The suit asked for preliminary and permanent injunctions prohibiting deceptive practices, restitution to Iowa consumers, “disgorgement of all ill-gotten gain,” civil penalties up to $40,000 per violation, and additional civil penalties up to $5,000 per violation for consumer fraud committed against an Iowan age 65 or over.

More background and detail:

Paul Gluchanicz resides in Wayne, Pennsylvania.

Gluchanicz conducts or has conducted business through such companies and “DBAs” as Sweepstakes Research Legal Department, Asset Allocation Authority, American Award Advisory, Keystone Associates, Inc., Solaris Direct, Inc., American Prize Publications, APP, Win America, American Sweeps Registry, Universal Consulting Services, Inc., Zodiac Direct, Inc., Paragon Direct Marketing, Inc. and Paragon Astrology, Inc., and probably others.

“We allege that Gluchanicz sent out deceptive mass mailings to Iowans, especially older Iowans, intended to trick them into thinking they were winning as much as $950,000 in a sweepstakes,” Miller said.

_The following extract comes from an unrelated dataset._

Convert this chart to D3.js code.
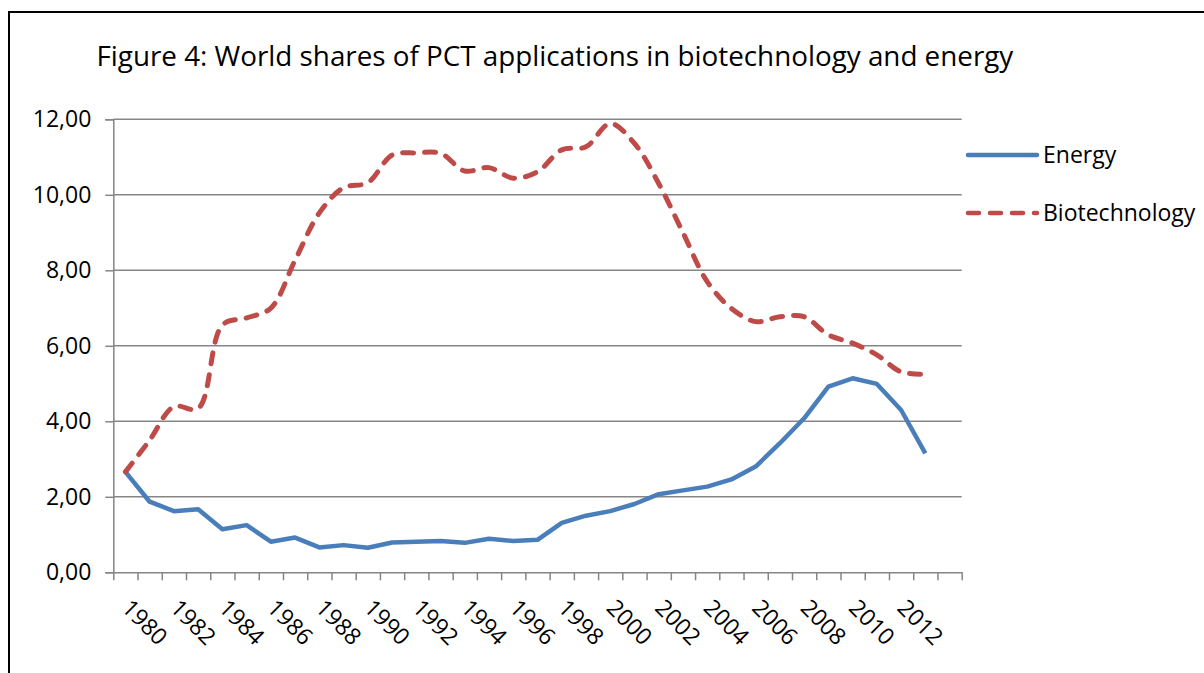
<!DOCTYPE html>
<html>
<head>
<meta charset="utf-8">
<script src="https://cdn.jsdelivr.net/npm/d3@7"></script>
<style>
  body { margin: 0; background: #fff; }
  svg { display: block; font-family: "Open Sans", sans-serif; }
</style>
</head>
<body>
<div id="chart-area"></div>
<script>
// data
const years = [1980, 1981, 1982, 1983, 1984, 1985, 1986, 1987, 1988, 1989,
  1990, 1991, 1992, 1993, 1994, 1995, 1996, 1997, 1998, 1999,
  2000, 2001, 2002, 2003, 2004, 2005, 2006, 2007, 2008, 2009,
  2010, 2011, 2012, 2013];
const energy = [2.66, 1.87, 1.62, 1.67, 1.14, 1.25, 0.81, 0.92, 0.66, 0.72,
  0.65, 0.79, 0.81, 0.83, 0.78, 0.89, 0.83, 0.86, 1.31, 1.50,
  1.62, 1.81, 2.07, 2.17, 2.27, 2.46, 2.80, 3.42, 4.08, 4.92,
  5.14, 4.99, 4.30, 3.15];
const biotech = [2.66, 3.50, 4.39, 4.34, 6.55, 6.74, 7.00, 8.27, 9.52, 10.19,
  10.32, 11.05, 11.11, 11.10, 10.63, 10.72, 10.44, 10.61, 11.19, 11.27,
  11.89, 11.36, 10.30, 9.00, 7.70, 6.99, 6.64, 6.77, 6.77, 6.29,
  6.07, 5.76, 5.31, 5.25];
const yTicks = [0, 2, 4, 6, 8, 10, 12];
const title = "Figure 4: World shares of PCT applications in biotechnology and energy";
const seriesNames = ["Energy", "Biotechnology"];

const W = 1204, H = 673;
const margin = { left: 113.3, right: 1204 - 961.7, top: 119.3, bottom: 673 - 572.3 };
const width = W - margin.left - margin.right,
  height = H - margin.top - margin.bottom;

const svg = d3.select("#chart-area").append("svg")
  .attr("width", W)
  .attr("height", H);

// outer chart frame
svg.append("rect")
  .attr("x", 9).attr("y", 12)
  .attr("width", W + 20).attr("height", H + 20)
  .attr("fill", "none")
  .attr("stroke", "#000")
  .attr("stroke-width", 2);

// title, sized to fit the original width
const titleText = svg.append("text")
  .attr("x", 96.5).attr("y", 66)
  .attr("fill", "#000")
  .style("font-size", "28px")
  .text(title);
const tw = titleText.node().getComputedTextLength();
titleText.style("font-size", (28 * 917 / tw) + "px");

const g = svg.append("g")
  .attr("transform", "translate(" + margin.left + "," + margin.top + ")");

// scales: one slot per year plus an empty trailing slot
const x = d3.scaleLinear().domain([0, years.length + 1]).range([0, width]);
const y = d3.scaleLinear().domain([0, 12]).range([height, 0]);

const gridColor = "#868686";

// gridlines
g.append("g")
  .selectAll("line")
  .data(yTicks.filter(d => d > 0))
  .join("line")
  .attr("x1", 0).attr("x2", width)
  .attr("y1", d => y(d)).attr("y2", d => y(d))
  .attr("stroke", gridColor)
  .attr("stroke-width", 1.5);

// y axis
const yAxis = g.append("g")
  .call(d3.axisLeft(y).tickValues(yTicks).tickSize(8).tickPadding(8)
    .tickFormat(d => d3.format(".2f")(d).replace(".", ",")));
yAxis.select(".domain").attr("stroke", gridColor).attr("stroke-width", 1.5);
yAxis.selectAll(".tick line").attr("stroke", gridColor).attr("stroke-width", 1.5);
yAxis.selectAll(".tick text")
  .attr("fill", "#000")
  .style("font-size", "23px")
  .style("font-family", "'Open Sans', sans-serif")
  .attr("x", -22);

// x axis (ticks between categories)
const xAxis = g.append("g")
  .attr("transform", "translate(0," + height + ")")
  .call(d3.axisBottom(x).tickValues(d3.range(0, years.length + 2)).tickSize(8)
    .tickSizeOuter(0).tickFormat(""));
xAxis.select(".domain").attr("stroke", gridColor).attr("stroke-width", 1.5);
xAxis.selectAll(".tick line").attr("stroke", gridColor).attr("stroke-width", 1.5);

// x labels, every other year, rotated
g.append("g")
  .selectAll("text")
  .data(years.map((yr, i) => ({ yr, i })).filter(d => d.i % 2 === 0))
  .join("text")
  .attr("transform", d => "translate(" + (x(d.i + 0.5) - 5) + "," + (height + 37) + ") rotate(45)")
  .attr("fill", "#000")
  .style("font-size", "23px")
  .text(d => d.yr);

// lines
const energyLine = d3.line()
  .x((d, i) => x(i + 0.5))
  .y(d => y(d));
const biotechLine = d3.line()
  .curve(d3.curveCatmullRom.alpha(0.5))
  .x((d, i) => x(i + 0.5))
  .y(d => y(d));

const blue = "#4A7EBB", red = "#BE4B48";

g.append("path")
  .attr("fill", "none")
  .attr("stroke", blue)
  .attr("stroke-width", 4.5)
  .attr("stroke-linejoin", "round")
  .attr("d", energyLine(energy));

g.append("path")
  .attr("fill", "none")
  .attr("stroke", red)
  .attr("stroke-width", 5)
  .attr("stroke-linecap", "round")
  .attr("stroke-dasharray", "11 11")
  .attr("d", biotechLine(biotech));

// legend
const legend = svg.append("g");
const legendItems = [
  { name: seriesNames[0], color: blue, dash: null, y: 155 },
  { name: seriesNames[1], color: red, dash: "11 11", y: 213 }
];
legendItems.forEach(d => {
  legend.append("line")
    .attr("x1", 968).attr("x2", 1037)
    .attr("y1", d.y).attr("y2", d.y)
    .attr("stroke", d.color)
    .attr("stroke-width", 4.5)
    .attr("stroke-linecap", "round")
    .attr("stroke-dasharray", d.dash);
  legend.append("text")
    .attr("x", 1043).attr("y", d.y + 8)
    .attr("fill", "#000")
    .style("font-size", "23px")
    .text(d.name);
});
</script>
</body>
</html>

The lawsuit alleged that Gluchanicz’s mailings were sent in envelopes with such return addresses as “Payer Office, Asset Allocation Authority,” and bore such headings as “Payout Confirmation Notice” and “Official Notification.” Miller said the mailings used terms that implied that the sender had been looking for the consumer – like “found,” “track,” “trace”and “recipient identified” -- and terms that insinuated that the recipient had already won a big prize – like “claimant” and “official notification.”

Gluchanicz signed the mailings using titles such as “Prize Notification Director,” “Dispatch Officer, Audit Control Division” and “Legal Department Adjutant,” the suit said.

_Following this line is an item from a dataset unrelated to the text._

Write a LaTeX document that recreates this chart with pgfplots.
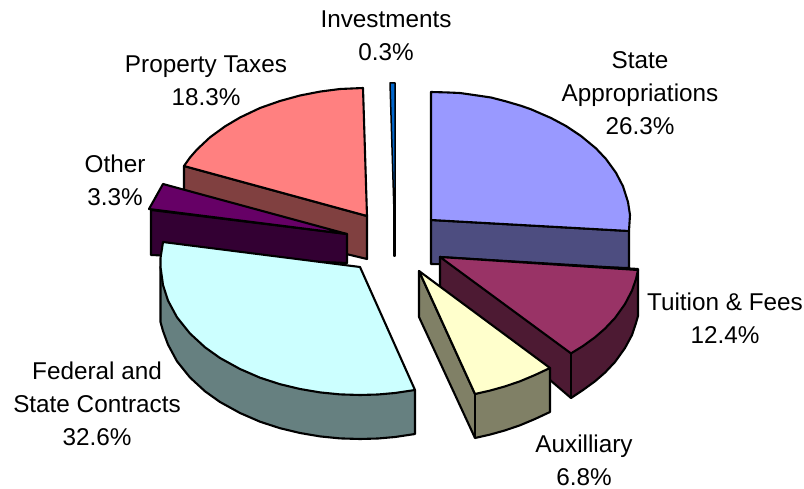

“In fact, Iowans who took the bait and sent in the requested $20 ‘administration fee’ received only a sweepstakes newsletter -- and their names were added to a list of susceptible consumers destined to be rented to other direct-mailers or telemarketers,” Miller said.

“It’s bad enough that many older Iowans are made to think they’ve won a big prize when they haven’t, and it’s worse for them to be tricked out of twenty dollars,” Miller said.

“But worst of all is that by responding they’ve identified themselves as vulnerable to prize schemes, and their names may end up on lists that expose them to further exploitation.”

Miller cautioned consumers to be wary of questionable prize and sweepstakes schemes, to be highly skeptical that they had won huge prizes, not to send money to collect any so-called prize, and not to purchase magazines or merchandise thinking it will make them more likely to win a sweepstakes prize.